Comment by o11c 3 days ago

3 replies

The problem with LLMs is not a data problem. LLMs are stupid even on data they just generated.

One recent catastrophic failure I found: Ask an LLM to generate 10 pieces of data. Then in a second input, ask it to select (say) only numbers 1, 3, and 5 from the list. The LLM will probably return results numbered 1, 3, and 5, but chances are at least one of them will actually copy the data from a different number.

wsve 3 days ago

I'm absolutely not bullish on LLMs, but I think this is kinda judging a fish on its ability to climb a tree.

LLMs are looking at typical constructions of text, not an understanding of what it means. If you ask it what color the sky is, it'll find what text usually follows a sentence like that, and tries to construct a response from it.

If you ask it the answer to a math question, the only way it could reliably figure it out is if it has in its database an exact copy of that math question.

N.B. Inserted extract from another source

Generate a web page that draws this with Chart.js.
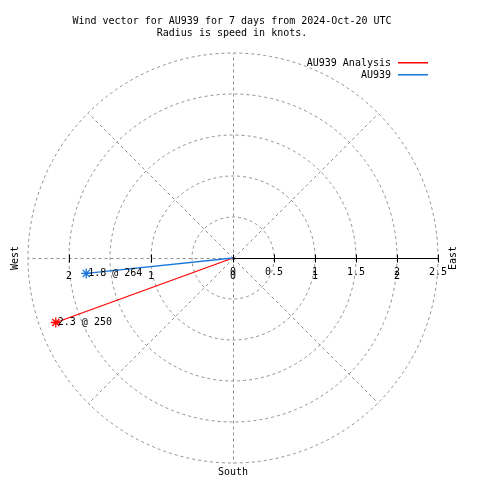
<!DOCTYPE html>
<html>
<head>
<meta charset="utf-8">
<script src="https://cdn.jsdelivr.net/npm/chart.js@4"></script>
<style>
html,body{margin:0;padding:0;background:#fff;}
canvas{display:block;}
</style>
</head>
<body>
<canvas id="c" width="480" height="480"></canvas>
<script>
// ---- data ----
const titleLines = ['Wind vector for AU939 for 7 days from 2024-Oct-20 UTC', 'Radius is speed in knots.'];
const seriesNames = ['AU939 Analysis', 'AU939'];
const speeds = [2.3, 1.8];          // knots
const directions = [250, 264];      // degrees (compass)
const seriesColors = ['#ff0000', '#1a76dc'];
const ringValues = [0.5, 1, 1.5, 2, 2.5];
const radialTicks = [0, 0.5, 1, 1.5, 2, 2.5];
const radialTickLabels = ['0', '0.5', '1', '1.5', '2', '2.5'];
const axisTicks = [-2, -1, 0, 1, 2];
const axisTickLabels = ['2', '1', '0', '1', '2'];
const spokeAngles = [0, 45, 90, 135, 180, 225, 270, 315];
const compassLabels = ['West', 'East', 'South'];
const rMax = 2.5;

const FONT = '10px "DejaVu Sans Mono"';

function toXY(speed, dir) {
  const a = dir * Math.PI / 180;
  return { x: speed * Math.sin(a), y: speed * Math.cos(a) };
}

const datasets = seriesNames.map((name, i) => ({
  label: name,
  data: [{ x: 0, y: 0 }, toXY(speeds[i], directions[i])],
  borderColor: seriesColors[i],
  backgroundColor: seriesColors[i],
  borderWidth: 1.3,
  showLine: true,
  pointStyle: 'star',
  pointRadius: [0, 5],
  pointBorderWidth: 1.3,
  order: i === 0 ? 2 : 1
}));

const polarGrid = {
  id: 'polarGrid',
  beforeDatasetsDraw(chart) {
    const ctx = chart.ctx, xs = chart.scales.x, ys = chart.scales.y;
    const cx = xs.getPixelForValue(0), cy = ys.getPixelForValue(0);
    const pr = v => xs.getPixelForValue(v) - cx;
    ctx.save();
    ctx.strokeStyle = '#909090';
    ctx.lineWidth = 1;
    ctx.setLineDash([3, 3]);
    ringValues.forEach(v => {
      ctx.beginPath();
      ctx.arc(cx, cy, pr(v), 0, Math.PI * 2);
      ctx.stroke();
    });
    spokeAngles.forEach(a => {
      if (a === 0) return; // east handled by solid axis
      const p = toXY(rMax, a + 90);
      ctx.beginPath();
      ctx.moveTo(Math.round(cx) + 0.5, Math.round(cy) + 0.5);
      const px = xs.getPixelForValue(p.x), py = ys.getPixelForValue(p.y);
      ctx.lineTo(Math.round(px) + 0.5, Math.round(py) + 0.5);
      ctx.stroke();
    });
    ctx.setLineDash([]);
    // solid axis to the east
    ctx.strokeStyle = '#000';
    const yl = Math.round(cy) + 0.5;
    ctx.beginPath();
    ctx.moveTo(cx, yl);
    ctx.lineTo(xs.getPixelForValue(rMax), yl);
    ctx.stroke();
    radialTicks.forEach(v => {
      const x = Math.round(xs.getPixelForValue(v)) + 0.5;
      ctx.beginPath(); ctx.moveTo(x, yl - 4); ctx.lineTo(x, yl + 4); ctx.stroke();
    });
    axisTicks.forEach(v => {
      if (v >= 0) return;
      const x = Math.round(xs.getPixelForValue(v)) + 0.5;
      ctx.beginPath(); ctx.moveTo(x, yl - 4); ctx.lineTo(x, yl + 4); ctx.stroke();
    });
    ctx.restore();
  },
  afterDatasetsDraw(chart) {
    const ctx = chart.ctx, xs = chart.scales.x, ys = chart.scales.y;
    const cx = xs.getPixelForValue(0), cy = ys.getPixelForValue(0);
    ctx.save();
    ctx.setLineDash([]);
    ctx.globalAlpha = 1;
    ctx.font = FONT;
    ctx.fillStyle = '#000';
    ctx.textBaseline = 'middle';
    ctx.textAlign = 'center';
    // tick labels
    radialTicks.forEach((v, i) => {
      ctx.fillText(radialTickLabels[i], xs.getPixelForValue(v), cy + 14);
    });
    axisTicks.forEach((v, i) => {
      ctx.fillText(axisTickLabels[i], xs.getPixelForValue(v), cy + 18);
    });
    // titles
    ctx.fillText(titleLines[0], 232, 21);
    ctx.fillText(titleLines[1], 232, 33);
    // South
    ctx.fillText(compassLabels[2], cx, 472);
    // West / East rotated
    [[compassLabels[0], 15], [compassLabels[1], 453]].forEach(([t, x]) => {
      ctx.save();
      ctx.translate(x, cy);
      ctx.rotate(-Math.PI / 2);
      ctx.fillText(t, 0, 0);
      ctx.restore();
    });
    // legend
    ctx.textAlign = 'right';
    seriesNames.forEach((n, i) => {
      const y = 63 + i * 12;
      ctx.fillStyle = '#000';
      ctx.fillText(n, 391, y);
      ctx.fillStyle = seriesColors[i];
      ctx.fillRect(398, Math.round(y) - 1, 30, 1.5);
    });
    // point labels
    ctx.textAlign = 'left';
    ctx.fillStyle = '#000';
    seriesNames.forEach((n, i) => {
      const p = toXY(speeds[i], directions[i]);
      const px = xs.getPixelForValue(p.x), py = ys.getPixelForValue(p.y);
      ctx.fillText(speeds[i].toFixed(1) + ' @ ' + directions[i], px + 2, py);
    });
    ctx.restore();
  }
};

new Chart(document.getElementById('c'), {
  type: 'scatter',
  data: { datasets },
  options: {
    responsive: false,
    animation: false,
    layout: { padding: { left: 28, right: 42, top: 53, bottom: 17 } },
    scales: {
      x: { type: 'linear', min: -rMax, max: rMax, display: false },
      y: { type: 'linear', min: -rMax, max: rMax, display: false }
    },
    plugins: { legend: { display: false }, tooltip: { enabled: false }, title: { display: false } }
  },
  plugins: [polarGrid]
});
</script>
</body>
</html>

Asking it to choose things from a list is kinda like that, but one could imagine that the designers would try to supplement that manually with a different technique from pure LLM.

smcin 3 days ago

Any ideas why that misnumbering happens? It sounds a very basic thing to get wrong. And as a fallback, could be brute-force kludged with an extra pass which appends the output list to the prompt.

  • o11c 3 days ago

    It's an LLM, we cannot expect any real idea.

    Unless of course we rephrase it as "when I roll 2d6, why do I sometimes get snake eyes?"